In a small business centric area like New Hampshire, face to face networking is a big part of starting a business. There are plenty of opportunities for anyone to get involved, attend events, and join networking groups. When we moved to NH from California and planted our roots for our digital agency, face to face networking gave us the boost we needed.
We jumped right in and joined the Chamber and a BNI chapter. We met some amazing folks, made great connections and lasting friendships. We still think of networking as a big part of how we’ve grown, but we found there is a downside.
Face to face networking is hard to scale and hard to predict. To scale your referrals you need to spend more time networking, or hire more people to help you network–and you still won’t know what kind of results you’ll get. It’s hard to predict what kind of opportunities you’ll get with face to face networking, because it depends on who is in the room. Networking can bring in great results, but if you rely on networking to bring in the bulk of your business, it can be risky.
What would happen if tomorrow you got sick, injured, or simply burnt out and had to stop networking for a while? Would your business survive? Or would those referrals simply stop because your physical presence wasn’t there to receive them?
Earlier this year, I got burnt out from too much networking. Naturally an introvert, it took a lot of energy for me to be out in front of people for hours every week. I had lost my oomph and I needed a change. And it was scary.
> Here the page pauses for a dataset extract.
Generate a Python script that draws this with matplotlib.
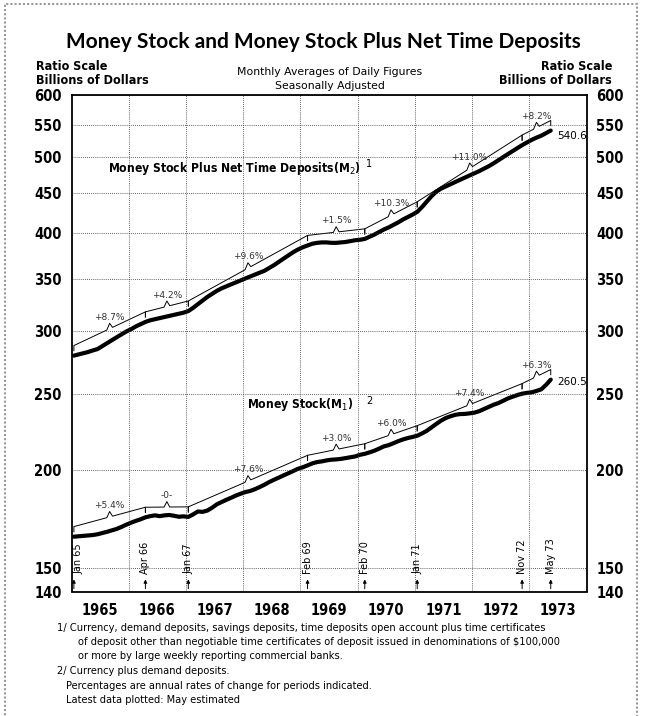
import matplotlib.pyplot as plt
from matplotlib import font_manager
from matplotlib.font_manager import FontProperties
from matplotlib.patches import Rectangle
from matplotlib.ticker import NullLocator
import numpy as np

# Monthly averages of daily figures, Jan 1965 .. May 1973, billions of dollars
m2 = [
    279.5, 280.5, 281.5, 282.5, 283.8, 285.0, 287.5, 290.0, 292.5, 295.0, 297.5, 300.0,  # 1965
    302.0, 304.5, 306.5, 308.5, 310.0, 311.0, 312.0, 313.0, 314.0, 315.0, 316.0, 317.0,  # 1966
    318.5, 321.5, 325.0, 328.5, 332.0, 335.0, 338.0, 340.5, 342.5, 344.5, 346.5, 348.5,  # 1967
    350.5, 352.5, 354.5, 356.5, 358.5, 361.5, 364.5, 368.0, 371.5, 375.0, 378.5, 381.5,  # 1968
    384.0, 386.0, 388.0, 389.0, 389.5, 389.5, 389.0, 389.0, 389.5, 390.0, 391.0, 392.0,  # 1969
    392.5, 393.5, 396.0, 398.5, 401.5, 404.5, 407.0, 410.0, 413.0, 416.5, 419.5, 422.5,  # 1970
    426.0, 432.0, 439.0, 446.0, 452.0, 456.0, 459.0, 462.0, 465.0, 468.0, 471.0, 474.0,  # 1971
    477.0, 480.0, 483.5, 487.0, 491.0, 495.5, 500.0, 504.5, 509.0, 513.5, 518.0, 522.0,  # 1972
    526.0, 529.5, 532.5, 536.5, 540.6,                                                   # 1973
]
m1 = [
    164.4, 164.6, 164.8, 165.0, 165.2, 165.6, 166.2, 166.8, 167.5, 168.2, 169.2, 170.3,  # 1965
    171.3, 172.2, 173.0, 174.0, 174.6, 175.0, 174.6, 175.0, 175.2, 174.8, 174.3, 174.5,  # 1966
    174.2, 175.5, 177.0, 176.8, 177.5, 179.0, 180.8, 182.0, 183.2, 184.3, 185.5, 186.5,  # 1967
    187.4, 188.0, 189.0, 190.2, 191.5, 193.0, 194.3, 195.5, 196.8, 198.0, 199.3, 200.6,  # 1968
    201.5, 202.6, 203.8, 204.6, 205.0, 205.6, 206.0, 206.2, 206.5, 207.0, 207.5, 208.0,  # 1969
    209.0, 209.6, 210.5, 211.5, 212.8, 214.2, 215.0, 216.2, 217.5, 218.6, 219.5, 220.2,  # 1970
    221.0, 222.5, 224.2, 226.5, 228.8, 231.0, 232.8, 234.0, 235.0, 235.5, 235.6, 236.0,  # 1971
    236.5, 237.5, 239.0, 240.5, 242.0, 243.2, 244.8, 246.5, 247.8, 249.0, 250.0, 250.6,  # 1972
    251.0, 252.0, 253.2, 256.5, 260.5,                                                   # 1973
]

# periods for the growth rates (month index from Jan 1965)
period_idx = [0, 15, 24, 49, 61, 72, 94, 100]
period_names = ['Jan 65', 'Apr 66', 'Jan 67', 'Feb 69', 'Feb 70', 'Jan 71', 'Nov 72', 'May 73']
m2_rates = ['+8.7%', '+4.2%', '+9.6%', '+1.5%', '+10.3%', '+11.0%', '+8.2%']
m1_rates = ['+5.4%', '-0-', '+7.6%', '+3.0%', '+6.0%', '+7.4%', '+6.3%']

years = [1965, 1966, 1967, 1968, 1969, 1970, 1971, 1972, 1973]
yticks = [140, 150, 200, 250, 300, 350, 400, 450, 500, 550, 600]

# a narrow bold face for the axis lettering, if one is installed
narrow = [f for f in font_manager.fontManager.ttflist
          if (f.stretch in ('condensed', 'semi-condensed', 'extra-condensed')
              or 'Narrow' in f.name or 'Condensed' in f.name)
          and f.weight in ('bold', 700) and f.style == 'normal']


def cond(size):
    if narrow:
        return FontProperties(fname=narrow[0].fname, size=size)
    return FontProperties(family='Roboto', weight='bold', size=size)


PLAIN = 'DejaVu Sans'

t = 1965 + (np.arange(len(m2)) + 0.5) / 12

fig = plt.figure(figsize=(6.46, 7.16), dpi=100)
ax = fig.add_axes([71.5 / 646, 1 - 591.5 / 716, 515 / 646, 496.5 / 716])

ax.set_yscale('log')
ax.set_ylim(140, 600)
ax.set_xlim(1965, 1974)

ax.plot(t, m2, color='black', lw=3.0, solid_capstyle='round')
ax.plot(t, m1, color='black', lw=3.0, solid_capstyle='round')


def growth_lines(series, labels, lift=1.03):
    for i, lab in enumerate(labels):
        a, b = period_idx[i], period_idx[i + 1]
        t0, t1 = t[a], t[b]
        v0, v1 = series[a] * lift, series[b] * lift
        tm = (t0 + t1) / 2
        vm = np.sqrt(v0 * v1)
        d = 0.05

        def f(tt):
            return v0 * (v1 / v0) ** ((tt - t0) / (t1 - t0))

        xs = [t0, t0, tm - d, tm, tm + d, t1, t1]
        ys = [v0 * 0.985, v0, f(tm - d), vm * 1.016, f(tm + d), v1, v1 * 0.985]
        ax.plot(xs, ys, color='black', lw=0.7)
        ax.annotate(lab, (tm, vm * 1.016), xytext=(0, 1), textcoords='offset points',
                    ha='center', va='bottom', fontsize=6.5, color='#333333', family=PLAIN)


growth_lines(m2, m2_rates)
growth_lines(m1, m1_rates)

# latest values
ax.annotate(f'{m2[-1]:.1f}', (t[-1], m2[-1]), xytext=(5, -4), textcoords='offset points',
            va='center', fontsize=7.5, family=PLAIN)
ax.annotate(f'{m1[-1]:.1f}', (t[-1], m1[-1]), xytext=(5, -2), textcoords='offset points',
            va='center', fontsize=7.5, family=PLAIN)

# series labels
ax.text(1965.63, 484, 'Money Stock Plus Net Time Deposits(M$_2$)', va='center',
        fontproperties=cond(8.7))
ax.text(1970.15, 490, '1', fontsize=7, family=PLAIN, va='center')
ax.text(1968.06, 242, 'Money Stock(M$_1$)', va='center', fontproperties=cond(8.7))
ax.text(1970.15, 245, '2', fontsize=7, family=PLAIN, va='center')

# period markers along the bottom
trans = ax.get_xaxis_transform()
for name, idx in zip(period_names, period_idx):
    x = t[idx]
    ax.annotate('', xy=(x, 0.03), xytext=(x, 0.0), xycoords=trans, textcoords=trans,
                arrowprops=dict(arrowstyle='-|>', color='black', lw=0.7, mutation_scale=5))
    ax.text(x + (0.08 if idx == 0 else 0.0), 0.035, name, transform=trans, rotation=90,
            ha='center', va='bottom', fontsize=7, family=PLAIN)

# grid
for yv in yticks[1:]:
    ax.axhline(yv, color='#333333', lw=0.6, ls=(0, (1, 1.5)))
for yr in years[1:]:
    ax.axvline(yr, color='#333333', lw=0.6, ls=(0, (1, 1.5)))

ax.yaxis.set_minor_locator(NullLocator())
ax.set_yticks(yticks)
ax.set_yticklabels([str(v) for v in yticks], fontproperties=cond(10.5))
ax.tick_params(axis='y', length=0, pad=7, labelright=True)
ax.set_xticks([y + 0.5 for y in years])
ax.set_xticklabels([str(y) for y in years], fontproperties=cond(10.5))
ax.tick_params(axis='x', length=0, pad=8)
for s in ax.spines.values():
    s.set_linewidth(1.3)

# titles
fig.text(0.5, 1 - 42 / 716, 'Money Stock and Money Stock Plus Net Time Deposits',
         ha='center', va='center', fontsize=15, fontweight='bold', family=['Lato', 'DejaVu Sans'])
fig.text(36 / 646, 1 - 66 / 716, 'Ratio Scale', va='center', fontproperties=cond(9))
fig.text(36 / 646, 1 - 80 / 716, 'Billions of Dollars', va='center', fontproperties=cond(9))
fig.text(612 / 646, 1 - 66 / 716, 'Ratio Scale', va='center', ha='right',
         fontproperties=cond(9))
fig.text(612 / 646, 1 - 80 / 716, 'Billions of Dollars', va='center', ha='right',
         fontproperties=cond(9))
fig.text(330 / 646, 1 - 72 / 716, 'Monthly Averages of Daily Figures', fontsize=7.8,
         family=PLAIN, va='center', ha='center')
fig.text(330 / 646, 1 - 86 / 716, 'Seasonally Adjusted', fontsize=7.8,
         family=PLAIN, va='center', ha='center')

# footnotes
notes = [
    (57, 628, '1/ Currency, demand deposits, savings deposits, time deposits open account plus time certificates'),
    (78, 642, 'of deposit other than negotiable time certificates of deposit issued in denominations of $100,000'),
    (78, 656, 'or more by large weekly reporting commercial banks.'),
    (57, 671, '2/ Currency plus demand deposits.'),
    (66, 686, 'Percentages are annual rates of change for periods indicated.'),
    (66, 700, 'Latest data plotted: May estimated'),
]
for x, y, s in notes:
    fig.text(x / 646, 1 - y / 716, s, fontsize=7.1, family=PLAIN, va='center')

fig.add_artist(Rectangle((5 / 646, -0.01), 632 / 646, 1 - 4 / 716 + 0.01,
                         transform=fig.transFigure, fill=False, edgecolor='#999999',
                         lw=1.5, ls=(0, (1, 1))))

fig.savefig('out.png', dpi=100)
Thankfully, we had started an inbound marketing strategy for our agency, and had built a marketing funnel through our online presence. With blog posts, calls to action, landing pages, email marketing, and a system to back it all up, we had leads coming in that had found us on their own. I could make changes to our strategy, try different things and put in the effort we needed to keep our sales up, all during normal business hours.
Hitting our Target
With our new strategy we have more control over the types of leads we have coming in. When you network with a group, the referrals you receive are usually the people and businesses that your group members already know. So if you are looking for businesses that are outside of their network, it gets really difficult.
Now, we tailor our messages to the types of personas we know will benefit from our services. We focus on the type of persona that we are looking for, and create their buyer’s journey with content. The leads we have coming in through our inbound marketing strategy are people we would have never met through networking, simply because they aren’t within the circles we formerly networked with.
Perfecting our Formula
At the start of each month, we take a look at our efforts and the results from the month prior. The three main categories we look at are traffic, leads, and sales. The more we blog, the more traffic we tend to get. As the quality of our content increases, so will the quality of our leads. And the more we improve our inbound sales process, the more sales we close. By looking at solid numbers, we have more control over how we perform.
We use to say things like, “Oh, well everyone is on vacation this month so that’s probably why our sales are down.” Now we say, “We need to focus on taking better advantage of our traffic by improving our Calls to Action.” or “Let’s write more blogs this month and see how that changes things.”
With our inbound strategy, leads and sales is less of a guessing game, and we know that the amount of effort and thought we put into our strategy will directly correlate to the outcome.
Networking is Still Important
Of course we haven’t given up on networking completely. We still get some of our best leads through our networks, but we no longer rely on it for the majority of our business.
We’ve taken control of our marketing funnel and turned it into something scalable, and we’re so happy we did.